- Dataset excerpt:
★ ★ ★

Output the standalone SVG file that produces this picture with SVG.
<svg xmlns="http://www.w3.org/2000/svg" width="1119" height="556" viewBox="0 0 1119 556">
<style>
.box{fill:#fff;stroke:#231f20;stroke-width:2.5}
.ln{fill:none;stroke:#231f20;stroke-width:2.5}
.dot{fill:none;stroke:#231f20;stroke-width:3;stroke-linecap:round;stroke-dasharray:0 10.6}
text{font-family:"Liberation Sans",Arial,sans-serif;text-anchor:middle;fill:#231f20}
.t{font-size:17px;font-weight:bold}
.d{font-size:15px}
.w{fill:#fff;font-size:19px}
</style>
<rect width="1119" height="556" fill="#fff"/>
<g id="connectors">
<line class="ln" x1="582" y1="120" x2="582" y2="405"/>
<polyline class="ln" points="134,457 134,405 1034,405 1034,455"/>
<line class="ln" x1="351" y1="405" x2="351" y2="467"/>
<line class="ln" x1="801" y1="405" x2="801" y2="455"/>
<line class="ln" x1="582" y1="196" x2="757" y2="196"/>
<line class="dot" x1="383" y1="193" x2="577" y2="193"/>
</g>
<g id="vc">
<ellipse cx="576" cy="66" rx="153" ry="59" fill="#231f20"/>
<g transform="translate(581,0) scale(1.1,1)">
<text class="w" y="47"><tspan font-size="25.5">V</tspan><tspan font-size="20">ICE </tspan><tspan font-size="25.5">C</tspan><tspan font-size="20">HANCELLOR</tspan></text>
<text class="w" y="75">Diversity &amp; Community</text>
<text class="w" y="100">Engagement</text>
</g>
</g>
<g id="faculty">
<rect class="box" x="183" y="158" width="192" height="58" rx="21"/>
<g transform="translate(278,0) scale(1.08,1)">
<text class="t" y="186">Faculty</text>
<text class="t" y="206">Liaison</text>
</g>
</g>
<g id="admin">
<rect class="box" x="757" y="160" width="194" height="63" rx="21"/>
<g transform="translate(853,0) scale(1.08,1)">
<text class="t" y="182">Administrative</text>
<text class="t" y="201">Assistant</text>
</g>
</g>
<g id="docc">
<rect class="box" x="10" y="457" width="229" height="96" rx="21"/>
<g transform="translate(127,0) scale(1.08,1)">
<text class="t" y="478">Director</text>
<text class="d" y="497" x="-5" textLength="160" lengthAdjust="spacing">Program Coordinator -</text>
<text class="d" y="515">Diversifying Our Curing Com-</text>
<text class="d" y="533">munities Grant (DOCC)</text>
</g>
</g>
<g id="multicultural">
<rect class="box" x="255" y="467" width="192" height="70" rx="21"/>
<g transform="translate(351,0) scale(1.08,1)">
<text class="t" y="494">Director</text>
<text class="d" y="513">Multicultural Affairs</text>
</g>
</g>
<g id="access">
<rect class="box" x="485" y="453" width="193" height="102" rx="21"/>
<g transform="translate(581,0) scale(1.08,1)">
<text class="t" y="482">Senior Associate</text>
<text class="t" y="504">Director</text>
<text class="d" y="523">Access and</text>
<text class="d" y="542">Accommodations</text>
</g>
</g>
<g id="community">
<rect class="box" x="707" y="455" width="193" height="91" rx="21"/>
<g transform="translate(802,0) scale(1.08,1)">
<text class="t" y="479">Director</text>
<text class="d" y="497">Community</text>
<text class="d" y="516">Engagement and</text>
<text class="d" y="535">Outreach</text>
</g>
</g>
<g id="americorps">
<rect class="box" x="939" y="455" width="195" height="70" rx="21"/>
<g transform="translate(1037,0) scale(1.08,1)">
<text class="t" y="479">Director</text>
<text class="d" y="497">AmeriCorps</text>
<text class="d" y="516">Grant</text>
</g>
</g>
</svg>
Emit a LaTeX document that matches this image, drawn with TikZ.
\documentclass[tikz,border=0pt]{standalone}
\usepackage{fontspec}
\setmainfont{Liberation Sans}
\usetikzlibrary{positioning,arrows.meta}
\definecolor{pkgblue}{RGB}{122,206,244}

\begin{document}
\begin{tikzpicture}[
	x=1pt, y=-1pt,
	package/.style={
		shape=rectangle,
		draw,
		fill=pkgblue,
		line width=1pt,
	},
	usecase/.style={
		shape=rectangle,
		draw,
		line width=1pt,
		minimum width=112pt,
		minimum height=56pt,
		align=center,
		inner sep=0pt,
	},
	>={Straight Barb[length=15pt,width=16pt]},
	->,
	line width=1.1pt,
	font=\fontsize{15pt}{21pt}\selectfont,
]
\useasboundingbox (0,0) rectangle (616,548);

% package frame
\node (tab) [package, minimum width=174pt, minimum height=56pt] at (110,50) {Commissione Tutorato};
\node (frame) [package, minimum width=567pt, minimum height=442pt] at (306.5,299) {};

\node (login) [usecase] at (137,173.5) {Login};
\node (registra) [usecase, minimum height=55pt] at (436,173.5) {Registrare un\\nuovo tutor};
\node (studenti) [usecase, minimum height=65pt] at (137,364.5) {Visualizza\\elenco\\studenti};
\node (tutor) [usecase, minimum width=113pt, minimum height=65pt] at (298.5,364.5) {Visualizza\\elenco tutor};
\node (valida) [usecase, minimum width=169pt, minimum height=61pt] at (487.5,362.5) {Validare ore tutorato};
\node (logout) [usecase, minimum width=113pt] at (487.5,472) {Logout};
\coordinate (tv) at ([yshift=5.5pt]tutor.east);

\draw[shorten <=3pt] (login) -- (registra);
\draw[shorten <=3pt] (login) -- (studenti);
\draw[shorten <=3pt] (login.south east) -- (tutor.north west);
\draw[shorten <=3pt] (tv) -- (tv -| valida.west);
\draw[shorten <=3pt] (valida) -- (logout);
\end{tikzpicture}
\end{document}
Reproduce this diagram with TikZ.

★ ★ ★

- To be done: Every line above should be printed again exactly as it stands.

- Response to the task:
Output the standalone SVG file that produces this picture with SVG.
<svg xmlns="http://www.w3.org/2000/svg" width="1119" height="556" viewBox="0 0 1119 556">
<style>
.box{fill:#fff;stroke:#231f20;stroke-width:2.5}
.ln{fill:none;stroke:#231f20;stroke-width:2.5}
.dot{fill:none;stroke:#231f20;stroke-width:3;stroke-linecap:round;stroke-dasharray:0 10.6}
text{font-family:"Liberation Sans",Arial,sans-serif;text-anchor:middle;fill:#231f20}
.t{font-size:17px;font-weight:bold}
.d{font-size:15px}
.w{fill:#fff;font-size:19px}
</style>
<rect width="1119" height="556" fill="#fff"/>
<g id="connectors">
<line class="ln" x1="582" y1="120" x2="582" y2="405"/>
<polyline class="ln" points="134,457 134,405 1034,405 1034,455"/>
<line class="ln" x1="351" y1="405" x2="351" y2="467"/>
<line class="ln" x1="801" y1="405" x2="801" y2="455"/>
<line class="ln" x1="582" y1="196" x2="757" y2="196"/>
<line class="dot" x1="383" y1="193" x2="577" y2="193"/>
</g>
<g id="vc">
<ellipse cx="576" cy="66" rx="153" ry="59" fill="#231f20"/>
<g transform="translate(581,0) scale(1.1,1)">
<text class="w" y="47"><tspan font-size="25.5">V</tspan><tspan font-size="20">ICE </tspan><tspan font-size="25.5">C</tspan><tspan font-size="20">HANCELLOR</tspan></text>
<text class="w" y="75">Diversity &amp; Community</text>
<text class="w" y="100">Engagement</text>
</g>
</g>
<g id="faculty">
<rect class="box" x="183" y="158" width="192" height="58" rx="21"/>
<g transform="translate(278,0) scale(1.08,1)">
<text class="t" y="186">Faculty</text>
<text class="t" y="206">Liaison</text>
</g>
</g>
<g id="admin">
<rect class="box" x="757" y="160" width="194" height="63" rx="21"/>
<g transform="translate(853,0) scale(1.08,1)">
<text class="t" y="182">Administrative</text>
<text class="t" y="201">Assistant</text>
</g>
</g>
<g id="docc">
<rect class="box" x="10" y="457" width="229" height="96" rx="21"/>
<g transform="translate(127,0) scale(1.08,1)">
<text class="t" y="478">Director</text>
<text class="d" y="497" x="-5" textLength="160" lengthAdjust="spacing">Program Coordinator -</text>
<text class="d" y="515">Diversifying Our Curing Com-</text>
<text class="d" y="533">munities Grant (DOCC)</text>
</g>
</g>
<g id="multicultural">
<rect class="box" x="255" y="467" width="192" height="70" rx="21"/>
<g transform="translate(351,0) scale(1.08,1)">
<text class="t" y="494">Director</text>
<text class="d" y="513">Multicultural Affairs</text>
</g>
</g>
<g id="access">
<rect class="box" x="485" y="453" width="193" height="102" rx="21"/>
<g transform="translate(581,0) scale(1.08,1)">
<text class="t" y="482">Senior Associate</text>
<text class="t" y="504">Director</text>
<text class="d" y="523">Access and</text>
<text class="d" y="542">Accommodations</text>
</g>
</g>
<g id="community">
<rect class="box" x="707" y="455" width="193" height="91" rx="21"/>
<g transform="translate(802,0) scale(1.08,1)">
<text class="t" y="479">Director</text>
<text class="d" y="497">Community</text>
<text class="d" y="516">Engagement and</text>
<text class="d" y="535">Outreach</text>
</g>
</g>
<g id="americorps">
<rect class="box" x="939" y="455" width="195" height="70" rx="21"/>
<g transform="translate(1037,0) scale(1.08,1)">
<text class="t" y="479">Director</text>
<text class="d" y="497">AmeriCorps</text>
<text class="d" y="516">Grant</text>
</g>
</g>
</svg>
Emit a LaTeX document that matches this image, drawn with TikZ.
\documentclass[tikz,border=0pt]{standalone}
\usepackage{fontspec}
\setmainfont{Liberation Sans}
\usetikzlibrary{positioning,arrows.meta}
\definecolor{pkgblue}{RGB}{122,206,244}

\begin{document}
\begin{tikzpicture}[
	x=1pt, y=-1pt,
	package/.style={
		shape=rectangle,
		draw,
		fill=pkgblue,
		line width=1pt,
	},
	usecase/.style={
		shape=rectangle,
		draw,
		line width=1pt,
		minimum width=112pt,
		minimum height=56pt,
		align=center,
		inner sep=0pt,
	},
	>={Straight Barb[length=15pt,width=16pt]},
	->,
	line width=1.1pt,
	font=\fontsize{15pt}{21pt}\selectfont,
]
\useasboundingbox (0,0) rectangle (616,548);

% package frame
\node (tab) [package, minimum width=174pt, minimum height=56pt] at (110,50) {Commissione Tutorato};
\node (frame) [package, minimum width=567pt, minimum height=442pt] at (306.5,299) {};

\node (login) [usecase] at (137,173.5) {Login};
\node (registra) [usecase, minimum height=55pt] at (436,173.5) {Registrare un\\nuovo tutor};
\node (studenti) [usecase, minimum height=65pt] at (137,364.5) {Visualizza\\elenco\\studenti};
\node (tutor) [usecase, minimum width=113pt, minimum height=65pt] at (298.5,364.5) {Visualizza\\elenco tutor};
\node (valida) [usecase, minimum width=169pt, minimum height=61pt] at (487.5,362.5) {Validare ore tutorato};
\node (logout) [usecase, minimum width=113pt] at (487.5,472) {Logout};
\coordinate (tv) at ([yshift=5.5pt]tutor.east);

\draw[shorten <=3pt] (login) -- (registra);
\draw[shorten <=3pt] (login) -- (studenti);
\draw[shorten <=3pt] (login.south east) -- (tutor.north west);
\draw[shorten <=3pt] (tv) -- (tv -| valida.west);
\draw[shorten <=3pt] (valida) -- (logout);
\end{tikzpicture}
\end{document}
Reproduce this diagram with TikZ.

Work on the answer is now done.